▸ **WRITTEN INSTRUCTION**:
Extract each line of the records below that contains the word "this".

▸ **MATERIAL PROVIDED**:
- - - - - - -

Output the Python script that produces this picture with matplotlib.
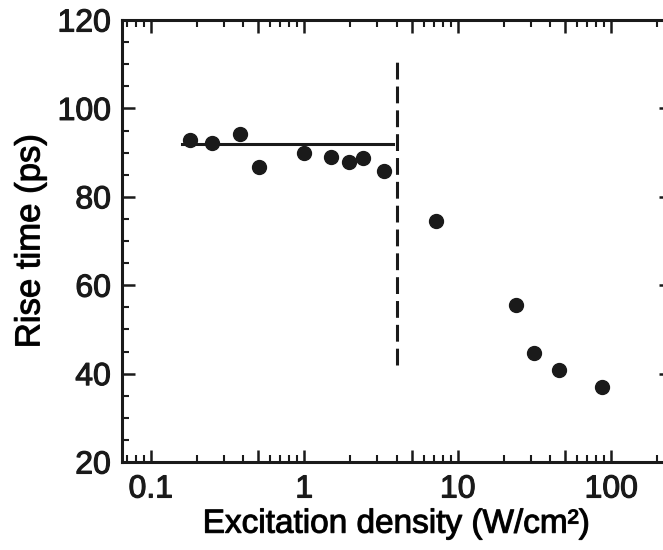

- - - - - - -

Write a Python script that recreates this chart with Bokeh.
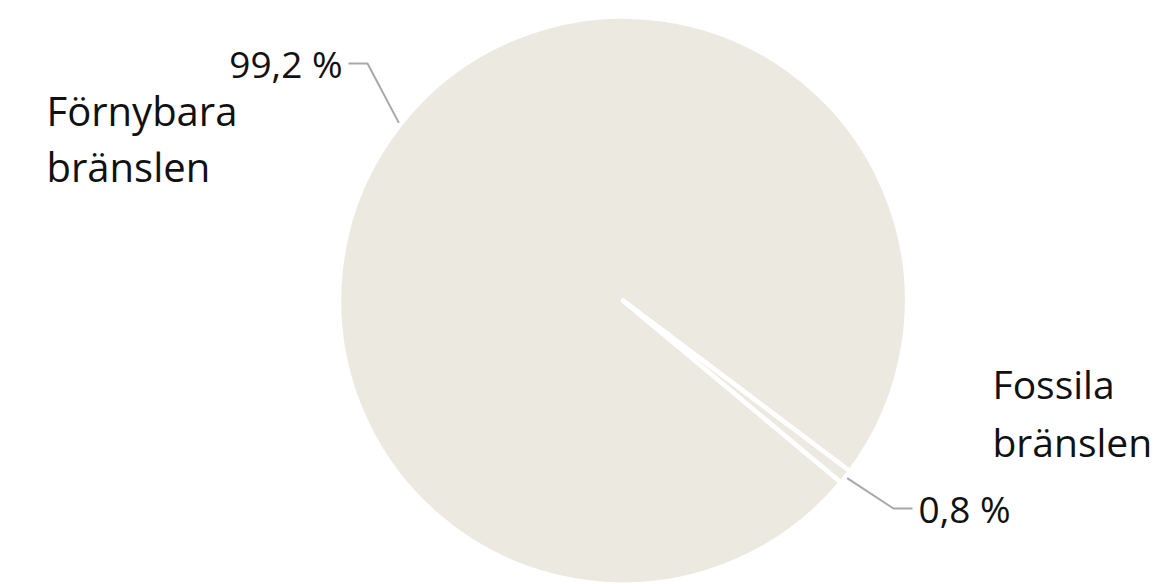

- - - - - - -

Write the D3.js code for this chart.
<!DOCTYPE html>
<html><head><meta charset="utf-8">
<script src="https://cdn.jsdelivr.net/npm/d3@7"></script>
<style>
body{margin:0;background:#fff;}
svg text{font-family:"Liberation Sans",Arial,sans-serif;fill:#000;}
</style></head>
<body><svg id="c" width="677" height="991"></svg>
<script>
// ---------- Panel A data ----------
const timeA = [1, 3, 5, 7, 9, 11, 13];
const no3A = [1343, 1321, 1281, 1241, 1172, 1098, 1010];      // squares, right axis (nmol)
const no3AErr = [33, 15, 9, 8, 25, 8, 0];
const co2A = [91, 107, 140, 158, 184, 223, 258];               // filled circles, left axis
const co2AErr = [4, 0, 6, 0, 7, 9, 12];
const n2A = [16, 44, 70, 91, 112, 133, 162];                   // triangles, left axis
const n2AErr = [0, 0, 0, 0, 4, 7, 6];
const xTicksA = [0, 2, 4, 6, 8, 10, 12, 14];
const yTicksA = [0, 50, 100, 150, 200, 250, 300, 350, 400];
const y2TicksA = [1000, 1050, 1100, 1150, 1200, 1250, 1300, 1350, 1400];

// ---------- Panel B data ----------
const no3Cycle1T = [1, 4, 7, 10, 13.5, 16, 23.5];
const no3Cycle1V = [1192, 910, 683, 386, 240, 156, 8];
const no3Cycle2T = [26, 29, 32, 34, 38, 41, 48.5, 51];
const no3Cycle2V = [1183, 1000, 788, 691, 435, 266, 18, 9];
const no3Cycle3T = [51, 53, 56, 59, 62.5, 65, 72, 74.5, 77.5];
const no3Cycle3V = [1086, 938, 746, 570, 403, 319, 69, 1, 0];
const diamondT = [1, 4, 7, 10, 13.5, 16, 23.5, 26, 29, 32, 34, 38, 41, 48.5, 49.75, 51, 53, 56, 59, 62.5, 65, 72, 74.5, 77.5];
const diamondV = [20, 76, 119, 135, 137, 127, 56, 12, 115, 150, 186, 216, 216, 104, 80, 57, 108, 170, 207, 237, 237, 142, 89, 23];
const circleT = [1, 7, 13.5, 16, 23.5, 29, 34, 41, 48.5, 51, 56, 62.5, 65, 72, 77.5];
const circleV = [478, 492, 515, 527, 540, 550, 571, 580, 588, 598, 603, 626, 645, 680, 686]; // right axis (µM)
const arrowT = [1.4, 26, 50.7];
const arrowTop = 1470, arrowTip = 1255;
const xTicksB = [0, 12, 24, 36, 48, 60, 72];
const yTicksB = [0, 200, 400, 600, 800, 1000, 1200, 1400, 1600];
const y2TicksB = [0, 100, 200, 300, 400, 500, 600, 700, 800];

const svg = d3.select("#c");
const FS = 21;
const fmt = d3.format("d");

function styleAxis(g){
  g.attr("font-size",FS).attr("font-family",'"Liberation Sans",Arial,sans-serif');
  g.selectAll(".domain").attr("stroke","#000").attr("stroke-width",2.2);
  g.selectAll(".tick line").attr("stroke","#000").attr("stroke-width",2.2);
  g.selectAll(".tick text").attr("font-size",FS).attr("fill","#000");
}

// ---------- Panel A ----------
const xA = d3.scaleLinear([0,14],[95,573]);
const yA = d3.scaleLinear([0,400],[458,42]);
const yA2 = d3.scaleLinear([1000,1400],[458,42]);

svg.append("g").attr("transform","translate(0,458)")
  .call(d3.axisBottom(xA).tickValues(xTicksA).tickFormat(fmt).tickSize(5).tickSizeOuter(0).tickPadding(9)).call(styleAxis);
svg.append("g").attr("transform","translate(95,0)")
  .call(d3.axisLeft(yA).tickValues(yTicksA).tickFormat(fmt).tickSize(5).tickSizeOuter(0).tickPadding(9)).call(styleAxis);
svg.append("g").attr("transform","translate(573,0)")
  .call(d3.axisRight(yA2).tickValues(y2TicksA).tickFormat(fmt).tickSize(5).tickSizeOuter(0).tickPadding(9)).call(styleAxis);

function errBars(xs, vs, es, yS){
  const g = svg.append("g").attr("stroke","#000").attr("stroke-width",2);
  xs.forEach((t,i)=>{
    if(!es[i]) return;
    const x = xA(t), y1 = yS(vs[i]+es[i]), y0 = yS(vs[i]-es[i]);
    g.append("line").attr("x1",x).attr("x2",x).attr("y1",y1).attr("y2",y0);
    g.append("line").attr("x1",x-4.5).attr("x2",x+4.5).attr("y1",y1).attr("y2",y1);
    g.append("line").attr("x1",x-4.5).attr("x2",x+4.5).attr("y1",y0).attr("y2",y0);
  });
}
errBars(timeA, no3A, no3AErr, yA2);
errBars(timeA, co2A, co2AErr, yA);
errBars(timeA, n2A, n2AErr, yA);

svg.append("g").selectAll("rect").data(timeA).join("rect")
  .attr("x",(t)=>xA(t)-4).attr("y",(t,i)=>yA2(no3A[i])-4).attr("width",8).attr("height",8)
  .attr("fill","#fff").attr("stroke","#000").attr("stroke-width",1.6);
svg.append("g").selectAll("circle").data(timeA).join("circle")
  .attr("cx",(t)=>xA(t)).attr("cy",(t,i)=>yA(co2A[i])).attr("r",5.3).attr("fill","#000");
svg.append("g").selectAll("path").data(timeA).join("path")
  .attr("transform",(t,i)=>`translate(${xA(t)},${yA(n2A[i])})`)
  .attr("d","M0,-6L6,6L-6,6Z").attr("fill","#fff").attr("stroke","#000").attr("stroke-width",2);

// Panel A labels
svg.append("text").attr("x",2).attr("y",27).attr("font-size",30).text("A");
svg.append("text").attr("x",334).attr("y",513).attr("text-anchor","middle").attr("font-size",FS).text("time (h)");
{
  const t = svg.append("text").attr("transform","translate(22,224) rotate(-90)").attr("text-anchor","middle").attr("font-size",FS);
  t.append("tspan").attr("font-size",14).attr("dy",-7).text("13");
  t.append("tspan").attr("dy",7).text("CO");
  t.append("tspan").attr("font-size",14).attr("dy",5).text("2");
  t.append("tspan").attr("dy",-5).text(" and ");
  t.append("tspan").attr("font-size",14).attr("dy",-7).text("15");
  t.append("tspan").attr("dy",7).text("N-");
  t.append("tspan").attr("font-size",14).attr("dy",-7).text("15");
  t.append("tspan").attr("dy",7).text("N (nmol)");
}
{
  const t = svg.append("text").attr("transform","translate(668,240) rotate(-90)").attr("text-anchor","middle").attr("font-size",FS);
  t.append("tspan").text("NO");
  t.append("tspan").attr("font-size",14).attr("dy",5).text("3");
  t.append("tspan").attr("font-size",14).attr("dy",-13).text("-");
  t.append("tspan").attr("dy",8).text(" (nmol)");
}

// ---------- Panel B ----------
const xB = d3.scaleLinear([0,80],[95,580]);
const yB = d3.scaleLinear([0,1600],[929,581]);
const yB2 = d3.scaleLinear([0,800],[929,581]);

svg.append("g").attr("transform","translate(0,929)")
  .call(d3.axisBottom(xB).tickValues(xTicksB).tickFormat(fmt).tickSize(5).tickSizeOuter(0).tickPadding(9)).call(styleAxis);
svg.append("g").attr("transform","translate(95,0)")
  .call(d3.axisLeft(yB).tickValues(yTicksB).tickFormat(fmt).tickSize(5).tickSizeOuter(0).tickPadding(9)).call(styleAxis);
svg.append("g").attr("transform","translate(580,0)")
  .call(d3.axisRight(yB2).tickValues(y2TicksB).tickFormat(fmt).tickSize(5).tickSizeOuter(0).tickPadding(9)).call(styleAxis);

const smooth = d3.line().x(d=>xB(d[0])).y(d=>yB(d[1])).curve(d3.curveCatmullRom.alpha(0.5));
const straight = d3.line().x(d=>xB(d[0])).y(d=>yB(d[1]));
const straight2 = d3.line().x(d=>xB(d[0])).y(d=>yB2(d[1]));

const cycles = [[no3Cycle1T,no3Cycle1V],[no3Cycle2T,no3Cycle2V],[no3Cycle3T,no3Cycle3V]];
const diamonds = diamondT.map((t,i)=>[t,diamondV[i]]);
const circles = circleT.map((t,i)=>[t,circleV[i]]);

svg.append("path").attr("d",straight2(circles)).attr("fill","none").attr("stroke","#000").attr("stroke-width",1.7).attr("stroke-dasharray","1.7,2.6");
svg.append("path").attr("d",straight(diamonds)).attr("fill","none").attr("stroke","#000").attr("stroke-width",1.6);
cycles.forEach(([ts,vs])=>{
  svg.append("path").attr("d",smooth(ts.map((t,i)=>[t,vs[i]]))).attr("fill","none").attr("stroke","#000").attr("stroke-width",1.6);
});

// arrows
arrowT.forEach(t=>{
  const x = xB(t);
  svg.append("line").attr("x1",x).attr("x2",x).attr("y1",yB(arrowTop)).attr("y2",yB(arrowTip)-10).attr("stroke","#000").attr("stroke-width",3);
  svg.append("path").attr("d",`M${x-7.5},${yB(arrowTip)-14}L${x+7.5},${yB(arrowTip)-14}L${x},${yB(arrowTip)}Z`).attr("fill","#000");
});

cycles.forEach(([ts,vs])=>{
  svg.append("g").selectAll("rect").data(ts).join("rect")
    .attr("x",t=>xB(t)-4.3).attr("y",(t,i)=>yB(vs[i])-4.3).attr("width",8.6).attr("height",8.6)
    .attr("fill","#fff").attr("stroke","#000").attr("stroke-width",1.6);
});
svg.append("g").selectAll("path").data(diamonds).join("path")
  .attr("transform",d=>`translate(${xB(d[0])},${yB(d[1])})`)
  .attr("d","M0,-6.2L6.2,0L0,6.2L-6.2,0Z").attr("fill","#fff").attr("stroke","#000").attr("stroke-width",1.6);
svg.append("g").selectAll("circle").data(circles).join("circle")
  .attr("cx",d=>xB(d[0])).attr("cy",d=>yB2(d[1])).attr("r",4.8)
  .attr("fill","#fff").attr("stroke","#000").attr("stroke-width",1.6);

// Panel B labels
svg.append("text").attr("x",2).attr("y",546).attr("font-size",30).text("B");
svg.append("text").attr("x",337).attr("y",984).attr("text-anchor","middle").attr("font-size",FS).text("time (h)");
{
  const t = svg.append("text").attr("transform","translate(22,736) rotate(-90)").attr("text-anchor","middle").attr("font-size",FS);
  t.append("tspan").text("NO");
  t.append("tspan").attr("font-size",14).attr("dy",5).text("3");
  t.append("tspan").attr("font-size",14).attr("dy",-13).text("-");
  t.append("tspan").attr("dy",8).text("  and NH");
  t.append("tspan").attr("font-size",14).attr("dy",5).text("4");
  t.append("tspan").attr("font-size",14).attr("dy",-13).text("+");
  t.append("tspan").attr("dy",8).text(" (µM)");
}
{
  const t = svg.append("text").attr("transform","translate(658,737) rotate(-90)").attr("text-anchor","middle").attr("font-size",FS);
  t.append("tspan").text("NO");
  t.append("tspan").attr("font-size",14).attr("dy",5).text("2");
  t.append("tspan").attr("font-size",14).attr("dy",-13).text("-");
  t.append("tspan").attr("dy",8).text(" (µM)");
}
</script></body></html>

- - - - - - -

▸ **REPLY**:
Output the Python script that produces this picture with matplotlib.
Write a Python script that recreates this chart with Bokeh.
Write the D3.js code for this chart.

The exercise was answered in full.